- _The exercise_
Give a verbatim quotation of every record.

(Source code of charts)
━━━
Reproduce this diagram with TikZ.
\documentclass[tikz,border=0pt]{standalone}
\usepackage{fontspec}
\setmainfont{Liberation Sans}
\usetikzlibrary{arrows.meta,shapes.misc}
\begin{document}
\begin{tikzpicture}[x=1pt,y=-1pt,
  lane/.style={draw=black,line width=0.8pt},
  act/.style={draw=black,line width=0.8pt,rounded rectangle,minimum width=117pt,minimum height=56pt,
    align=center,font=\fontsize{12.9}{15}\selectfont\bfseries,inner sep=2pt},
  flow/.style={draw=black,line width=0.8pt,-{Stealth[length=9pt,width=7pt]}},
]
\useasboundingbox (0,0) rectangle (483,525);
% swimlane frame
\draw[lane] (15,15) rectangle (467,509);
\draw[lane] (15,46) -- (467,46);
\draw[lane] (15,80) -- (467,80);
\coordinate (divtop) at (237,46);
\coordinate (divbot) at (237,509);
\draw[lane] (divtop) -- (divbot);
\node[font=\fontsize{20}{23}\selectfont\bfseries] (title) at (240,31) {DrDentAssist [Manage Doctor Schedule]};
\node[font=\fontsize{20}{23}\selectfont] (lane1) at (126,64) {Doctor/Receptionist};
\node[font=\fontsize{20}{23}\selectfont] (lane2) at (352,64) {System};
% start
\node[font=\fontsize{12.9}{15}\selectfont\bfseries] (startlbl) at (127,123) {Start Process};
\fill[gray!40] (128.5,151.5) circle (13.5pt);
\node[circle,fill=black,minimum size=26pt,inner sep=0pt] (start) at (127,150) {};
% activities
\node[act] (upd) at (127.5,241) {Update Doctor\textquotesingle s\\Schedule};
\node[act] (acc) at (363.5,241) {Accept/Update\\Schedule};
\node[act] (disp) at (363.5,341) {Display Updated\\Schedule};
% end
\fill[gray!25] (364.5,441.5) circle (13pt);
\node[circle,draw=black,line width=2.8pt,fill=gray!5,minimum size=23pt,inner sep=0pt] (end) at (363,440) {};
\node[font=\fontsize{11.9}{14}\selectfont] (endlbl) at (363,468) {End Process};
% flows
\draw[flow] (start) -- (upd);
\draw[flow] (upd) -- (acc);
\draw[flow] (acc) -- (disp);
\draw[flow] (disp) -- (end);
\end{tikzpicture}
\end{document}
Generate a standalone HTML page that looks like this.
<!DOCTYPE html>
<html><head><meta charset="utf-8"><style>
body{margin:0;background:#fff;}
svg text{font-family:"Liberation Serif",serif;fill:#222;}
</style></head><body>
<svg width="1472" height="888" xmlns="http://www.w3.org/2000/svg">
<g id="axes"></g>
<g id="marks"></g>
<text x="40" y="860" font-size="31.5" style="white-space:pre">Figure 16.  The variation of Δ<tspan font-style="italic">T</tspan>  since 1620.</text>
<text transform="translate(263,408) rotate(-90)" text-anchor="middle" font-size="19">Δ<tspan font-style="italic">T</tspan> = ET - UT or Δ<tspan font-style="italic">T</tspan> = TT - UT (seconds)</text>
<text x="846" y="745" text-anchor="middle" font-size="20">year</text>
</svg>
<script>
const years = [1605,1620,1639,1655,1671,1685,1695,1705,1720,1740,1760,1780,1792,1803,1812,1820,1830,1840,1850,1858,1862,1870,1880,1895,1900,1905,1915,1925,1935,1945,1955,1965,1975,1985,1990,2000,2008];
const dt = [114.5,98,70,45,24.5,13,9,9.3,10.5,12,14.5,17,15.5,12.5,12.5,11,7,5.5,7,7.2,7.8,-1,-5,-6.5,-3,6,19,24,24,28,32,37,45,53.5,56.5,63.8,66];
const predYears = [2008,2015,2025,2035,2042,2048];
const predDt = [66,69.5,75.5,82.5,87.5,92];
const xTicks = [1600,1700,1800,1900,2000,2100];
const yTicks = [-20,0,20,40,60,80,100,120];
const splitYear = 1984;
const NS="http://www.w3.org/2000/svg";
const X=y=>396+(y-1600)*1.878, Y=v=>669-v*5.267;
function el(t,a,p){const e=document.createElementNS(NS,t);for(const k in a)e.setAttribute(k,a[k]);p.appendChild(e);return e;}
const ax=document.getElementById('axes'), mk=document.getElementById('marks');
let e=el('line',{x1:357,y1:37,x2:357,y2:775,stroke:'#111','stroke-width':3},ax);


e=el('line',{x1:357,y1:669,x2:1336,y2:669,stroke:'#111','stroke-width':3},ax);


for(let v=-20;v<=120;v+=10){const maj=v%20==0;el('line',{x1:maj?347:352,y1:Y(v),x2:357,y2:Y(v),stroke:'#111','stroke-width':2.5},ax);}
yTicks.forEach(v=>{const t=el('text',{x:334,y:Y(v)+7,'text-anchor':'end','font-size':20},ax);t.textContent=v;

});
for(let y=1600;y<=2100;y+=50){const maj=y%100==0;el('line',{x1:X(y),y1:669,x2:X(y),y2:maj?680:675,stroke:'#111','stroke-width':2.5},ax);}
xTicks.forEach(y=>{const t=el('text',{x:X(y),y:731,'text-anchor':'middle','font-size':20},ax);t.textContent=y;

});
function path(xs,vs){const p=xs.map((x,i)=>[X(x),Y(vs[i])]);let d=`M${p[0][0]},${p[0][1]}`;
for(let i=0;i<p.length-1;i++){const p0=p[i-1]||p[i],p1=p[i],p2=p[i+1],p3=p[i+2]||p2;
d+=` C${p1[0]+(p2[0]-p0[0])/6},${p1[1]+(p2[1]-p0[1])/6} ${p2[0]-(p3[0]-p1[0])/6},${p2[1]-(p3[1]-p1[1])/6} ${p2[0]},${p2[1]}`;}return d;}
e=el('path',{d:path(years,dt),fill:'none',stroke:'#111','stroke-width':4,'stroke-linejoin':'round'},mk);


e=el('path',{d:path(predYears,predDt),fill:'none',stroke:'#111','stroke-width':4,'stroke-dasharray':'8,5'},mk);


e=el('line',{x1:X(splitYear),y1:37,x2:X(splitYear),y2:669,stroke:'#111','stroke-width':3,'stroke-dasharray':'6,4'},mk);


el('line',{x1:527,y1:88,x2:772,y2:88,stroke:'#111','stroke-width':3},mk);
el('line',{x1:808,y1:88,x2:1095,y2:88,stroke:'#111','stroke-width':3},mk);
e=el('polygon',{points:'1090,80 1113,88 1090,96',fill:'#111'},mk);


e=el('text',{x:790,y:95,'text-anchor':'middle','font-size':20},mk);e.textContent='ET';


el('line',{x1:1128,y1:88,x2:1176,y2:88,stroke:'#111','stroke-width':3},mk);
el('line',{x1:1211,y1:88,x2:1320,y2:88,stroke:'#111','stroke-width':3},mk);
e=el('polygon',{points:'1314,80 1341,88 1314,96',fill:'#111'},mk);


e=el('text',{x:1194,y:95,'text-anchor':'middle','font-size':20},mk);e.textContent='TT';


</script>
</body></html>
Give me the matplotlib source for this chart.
━━━
- _Full answer_
Reproduce this diagram with TikZ.
\documentclass[tikz,border=0pt]{standalone}
\usepackage{fontspec}
\setmainfont{Liberation Sans}
\usetikzlibrary{arrows.meta,shapes.misc}
\begin{document}
\begin{tikzpicture}[x=1pt,y=-1pt,
  lane/.style={draw=black,line width=0.8pt},
  act/.style={draw=black,line width=0.8pt,rounded rectangle,minimum width=117pt,minimum height=56pt,
    align=center,font=\fontsize{12.9}{15}\selectfont\bfseries,inner sep=2pt},
  flow/.style={draw=black,line width=0.8pt,-{Stealth[length=9pt,width=7pt]}},
]
\useasboundingbox (0,0) rectangle (483,525);
% swimlane frame
\draw[lane] (15,15) rectangle (467,509);
\draw[lane] (15,46) -- (467,46);
\draw[lane] (15,80) -- (467,80);
\coordinate (divtop) at (237,46);
\coordinate (divbot) at (237,509);
\draw[lane] (divtop) -- (divbot);
\node[font=\fontsize{20}{23}\selectfont\bfseries] (title) at (240,31) {DrDentAssist [Manage Doctor Schedule]};
\node[font=\fontsize{20}{23}\selectfont] (lane1) at (126,64) {Doctor/Receptionist};
\node[font=\fontsize{20}{23}\selectfont] (lane2) at (352,64) {System};
% start
\node[font=\fontsize{12.9}{15}\selectfont\bfseries] (startlbl) at (127,123) {Start Process};
\fill[gray!40] (128.5,151.5) circle (13.5pt);
\node[circle,fill=black,minimum size=26pt,inner sep=0pt] (start) at (127,150) {};
% activities
\node[act] (upd) at (127.5,241) {Update Doctor\textquotesingle s\\Schedule};
\node[act] (acc) at (363.5,241) {Accept/Update\\Schedule};
\node[act] (disp) at (363.5,341) {Display Updated\\Schedule};
% end
\fill[gray!25] (364.5,441.5) circle (13pt);
\node[circle,draw=black,line width=2.8pt,fill=gray!5,minimum size=23pt,inner sep=0pt] (end) at (363,440) {};
\node[font=\fontsize{11.9}{14}\selectfont] (endlbl) at (363,468) {End Process};
% flows
\draw[flow] (start) -- (upd);
\draw[flow] (upd) -- (acc);
\draw[flow] (acc) -- (disp);
\draw[flow] (disp) -- (end);
\end{tikzpicture}
\end{document}
Generate a standalone HTML page that looks like this.
<!DOCTYPE html>
<html><head><meta charset="utf-8"><style>
body{margin:0;background:#fff;}
svg text{font-family:"Liberation Serif",serif;fill:#222;}
</style></head><body>
<svg width="1472" height="888" xmlns="http://www.w3.org/2000/svg">
<g id="axes"></g>
<g id="marks"></g>
<text x="40" y="860" font-size="31.5" style="white-space:pre">Figure 16.  The variation of Δ<tspan font-style="italic">T</tspan>  since 1620.</text>
<text transform="translate(263,408) rotate(-90)" text-anchor="middle" font-size="19">Δ<tspan font-style="italic">T</tspan> = ET - UT or Δ<tspan font-style="italic">T</tspan> = TT - UT (seconds)</text>
<text x="846" y="745" text-anchor="middle" font-size="20">year</text>
</svg>
<script>
const years = [1605,1620,1639,1655,1671,1685,1695,1705,1720,1740,1760,1780,1792,1803,1812,1820,1830,1840,1850,1858,1862,1870,1880,1895,1900,1905,1915,1925,1935,1945,1955,1965,1975,1985,1990,2000,2008];
const dt = [114.5,98,70,45,24.5,13,9,9.3,10.5,12,14.5,17,15.5,12.5,12.5,11,7,5.5,7,7.2,7.8,-1,-5,-6.5,-3,6,19,24,24,28,32,37,45,53.5,56.5,63.8,66];
const predYears = [2008,2015,2025,2035,2042,2048];
const predDt = [66,69.5,75.5,82.5,87.5,92];
const xTicks = [1600,1700,1800,1900,2000,2100];
const yTicks = [-20,0,20,40,60,80,100,120];
const splitYear = 1984;
const NS="http://www.w3.org/2000/svg";
const X=y=>396+(y-1600)*1.878, Y=v=>669-v*5.267;
function el(t,a,p){const e=document.createElementNS(NS,t);for(const k in a)e.setAttribute(k,a[k]);p.appendChild(e);return e;}
const ax=document.getElementById('axes'), mk=document.getElementById('marks');
let e=el('line',{x1:357,y1:37,x2:357,y2:775,stroke:'#111','stroke-width':3},ax);


e=el('line',{x1:357,y1:669,x2:1336,y2:669,stroke:'#111','stroke-width':3},ax);


for(let v=-20;v<=120;v+=10){const maj=v%20==0;el('line',{x1:maj?347:352,y1:Y(v),x2:357,y2:Y(v),stroke:'#111','stroke-width':2.5},ax);}
yTicks.forEach(v=>{const t=el('text',{x:334,y:Y(v)+7,'text-anchor':'end','font-size':20},ax);t.textContent=v;

});
for(let y=1600;y<=2100;y+=50){const maj=y%100==0;el('line',{x1:X(y),y1:669,x2:X(y),y2:maj?680:675,stroke:'#111','stroke-width':2.5},ax);}
xTicks.forEach(y=>{const t=el('text',{x:X(y),y:731,'text-anchor':'middle','font-size':20},ax);t.textContent=y;

});
function path(xs,vs){const p=xs.map((x,i)=>[X(x),Y(vs[i])]);let d=`M${p[0][0]},${p[0][1]}`;
for(let i=0;i<p.length-1;i++){const p0=p[i-1]||p[i],p1=p[i],p2=p[i+1],p3=p[i+2]||p2;
d+=` C${p1[0]+(p2[0]-p0[0])/6},${p1[1]+(p2[1]-p0[1])/6} ${p2[0]-(p3[0]-p1[0])/6},${p2[1]-(p3[1]-p1[1])/6} ${p2[0]},${p2[1]}`;}return d;}
e=el('path',{d:path(years,dt),fill:'none',stroke:'#111','stroke-width':4,'stroke-linejoin':'round'},mk);


e=el('path',{d:path(predYears,predDt),fill:'none',stroke:'#111','stroke-width':4,'stroke-dasharray':'8,5'},mk);


e=el('line',{x1:X(splitYear),y1:37,x2:X(splitYear),y2:669,stroke:'#111','stroke-width':3,'stroke-dasharray':'6,4'},mk);


el('line',{x1:527,y1:88,x2:772,y2:88,stroke:'#111','stroke-width':3},mk);
el('line',{x1:808,y1:88,x2:1095,y2:88,stroke:'#111','stroke-width':3},mk);
e=el('polygon',{points:'1090,80 1113,88 1090,96',fill:'#111'},mk);


e=el('text',{x:790,y:95,'text-anchor':'middle','font-size':20},mk);e.textContent='ET';


el('line',{x1:1128,y1:88,x2:1176,y2:88,stroke:'#111','stroke-width':3},mk);
el('line',{x1:1211,y1:88,x2:1320,y2:88,stroke:'#111','stroke-width':3},mk);
e=el('polygon',{points:'1314,80 1341,88 1314,96',fill:'#111'},mk);


e=el('text',{x:1194,y:95,'text-anchor':'middle','font-size':20},mk);e.textContent='TT';


</script>
</body></html>
Give me the matplotlib source for this chart.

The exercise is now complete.